Paul Vivier, a 1988 Patrick County High School graduate, is showcasing a collection of paintings and sketches this August at Roanoke’s Left of Center Art Space. His work captures moments of transition — the temporary and the changing — inspired by his surroundings and recent move to Roanoke.
Vivier is the son of Hilda Stanley and Charles Vivier of Meadows of Dan. He lives in Roanoke with his wife, Lindsey.
The exhibit features about a dozen paintings and another dozen sketches.
Vivier estimates he has been painting on and off for about 30 years. While he attended Virginia Commonwealth University for art, he graduated with a degree that would help him do digital work such as web design.
“I was in my 30s, and I started getting frustrated by everything that was digital not being permanent. Everything that I was doing was just getting overwritten in new versions, so I wanted something that if I was going to spend time on it would kind of stick around for a little while,” he said. “I’ve been drawing and sketching for most of my life, but I took up oil painting as the result of trying to do something more permanent.”

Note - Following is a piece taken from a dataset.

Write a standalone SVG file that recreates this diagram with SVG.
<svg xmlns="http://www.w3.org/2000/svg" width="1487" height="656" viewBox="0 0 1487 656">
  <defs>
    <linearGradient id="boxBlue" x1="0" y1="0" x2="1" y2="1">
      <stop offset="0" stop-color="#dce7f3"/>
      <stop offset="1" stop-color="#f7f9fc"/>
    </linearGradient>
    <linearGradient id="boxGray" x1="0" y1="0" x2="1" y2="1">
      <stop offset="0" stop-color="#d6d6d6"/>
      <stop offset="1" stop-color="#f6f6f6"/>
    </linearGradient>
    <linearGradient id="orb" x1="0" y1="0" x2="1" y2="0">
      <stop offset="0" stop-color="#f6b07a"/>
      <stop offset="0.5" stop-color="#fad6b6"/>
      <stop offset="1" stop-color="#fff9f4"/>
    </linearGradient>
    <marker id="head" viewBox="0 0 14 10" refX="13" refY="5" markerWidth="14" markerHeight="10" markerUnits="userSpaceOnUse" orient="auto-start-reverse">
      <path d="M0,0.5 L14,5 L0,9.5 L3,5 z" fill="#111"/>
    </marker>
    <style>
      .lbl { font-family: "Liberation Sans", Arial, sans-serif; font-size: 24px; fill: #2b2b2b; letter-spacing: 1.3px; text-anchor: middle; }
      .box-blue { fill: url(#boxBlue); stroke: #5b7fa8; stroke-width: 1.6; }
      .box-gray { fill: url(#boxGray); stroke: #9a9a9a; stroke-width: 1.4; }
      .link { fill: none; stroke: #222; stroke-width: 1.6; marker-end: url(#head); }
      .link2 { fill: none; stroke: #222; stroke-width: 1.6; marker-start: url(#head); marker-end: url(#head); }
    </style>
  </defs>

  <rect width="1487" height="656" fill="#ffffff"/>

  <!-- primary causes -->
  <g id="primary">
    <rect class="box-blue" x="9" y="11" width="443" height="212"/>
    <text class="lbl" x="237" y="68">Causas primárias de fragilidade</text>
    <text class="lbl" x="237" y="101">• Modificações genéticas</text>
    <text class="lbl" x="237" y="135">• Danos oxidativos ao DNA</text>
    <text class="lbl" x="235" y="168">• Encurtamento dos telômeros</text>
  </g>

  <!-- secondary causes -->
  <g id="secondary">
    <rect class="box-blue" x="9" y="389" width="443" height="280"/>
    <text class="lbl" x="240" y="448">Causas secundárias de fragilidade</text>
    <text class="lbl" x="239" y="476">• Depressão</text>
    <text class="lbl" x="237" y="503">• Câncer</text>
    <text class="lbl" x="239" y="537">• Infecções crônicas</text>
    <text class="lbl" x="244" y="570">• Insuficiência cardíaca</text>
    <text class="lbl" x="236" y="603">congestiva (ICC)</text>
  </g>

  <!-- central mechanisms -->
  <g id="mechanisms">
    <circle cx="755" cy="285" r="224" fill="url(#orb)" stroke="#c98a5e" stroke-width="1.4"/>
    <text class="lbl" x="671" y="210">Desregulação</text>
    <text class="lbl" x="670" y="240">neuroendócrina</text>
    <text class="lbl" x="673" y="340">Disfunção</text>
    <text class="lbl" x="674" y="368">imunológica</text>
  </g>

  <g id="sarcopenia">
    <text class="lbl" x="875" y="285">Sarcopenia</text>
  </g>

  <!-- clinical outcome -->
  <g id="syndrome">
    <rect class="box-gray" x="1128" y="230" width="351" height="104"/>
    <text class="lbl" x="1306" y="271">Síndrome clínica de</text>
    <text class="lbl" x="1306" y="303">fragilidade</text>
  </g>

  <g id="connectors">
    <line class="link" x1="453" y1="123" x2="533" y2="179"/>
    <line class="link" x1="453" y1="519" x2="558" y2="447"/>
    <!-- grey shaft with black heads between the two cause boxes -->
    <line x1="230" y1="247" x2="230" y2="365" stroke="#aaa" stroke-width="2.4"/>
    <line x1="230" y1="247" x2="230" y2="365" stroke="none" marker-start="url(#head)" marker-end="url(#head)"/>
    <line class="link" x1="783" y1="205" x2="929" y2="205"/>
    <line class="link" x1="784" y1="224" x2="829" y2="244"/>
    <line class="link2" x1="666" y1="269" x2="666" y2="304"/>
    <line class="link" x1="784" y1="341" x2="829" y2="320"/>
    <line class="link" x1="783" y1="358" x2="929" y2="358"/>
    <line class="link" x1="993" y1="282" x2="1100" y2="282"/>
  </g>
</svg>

Vivier said he sees two primary themes in his work. One focuses on the general discovery of his surroundings.
“Sometimes that’s traveling, it’s whatever’s in front of it. I moved to Roanoke last year, and so just moving to a new area and going to new places,” he said.
His other main theme is immortalizing the temporary.
“So things that I’m fascinated by that look like they’re on their way to not existing anymore or not being the same or changing or something like that. Kind of a moment of time,” he said.
Flowers are one recurring subject in that theme, as they are short-lived.
“I like to capture those, and they’re usually super complicated. I like complicated, hard-to-understand visuals. Sometimes it’s also a decayed building that’s fallen down,” he said.
Vivier said he also painted scenes of the U.S. 58 construction around the Lover’s Leap area as it was happening.
“The idea that it was neither the mountain it was before nor was it yet the road it would be — it was somewhere kind of in between,” he said.
The time it takes him to complete a piece varies by size. Larger works can take three weeks to a month.
“Sometimes also one week or two weeks. I mean I do sketches in 30 minutes, so it’s partially whatever the time is going to allow, but with the paintings, the ones that are more complicated take a longer time,” he said.
Vivier was invited to exhibit after the gallery owners attended an open studio he held when he first moved to Roanoke.




“They came in and saw my work and then asked me almost immediately if I wanted to display there and if I wanted to be on the Roanoke Open Studio tours in the future,” he said.
While it hasn’t officially been announced, Vivier said he will participate in a future Roanoke Open Studio tour. He is also interested in showing his work locally in Patrick County.
“That would be great. I think I had a couple of photographs at the Reynolds Homestead when I was in high school,” he said.
While he occasionally takes commissions, Vivier said it is rare.
“I’ve usually got my own backlog of ideas I’m trying to get through,” he said.
He also rarely sells his work online, noting that most buyers are people he knows.
“A small following of people I guess that I managed to get. I sold a lot in Richmond before I left. I had a few really large paintings that sold as well as some small paintings,” he said.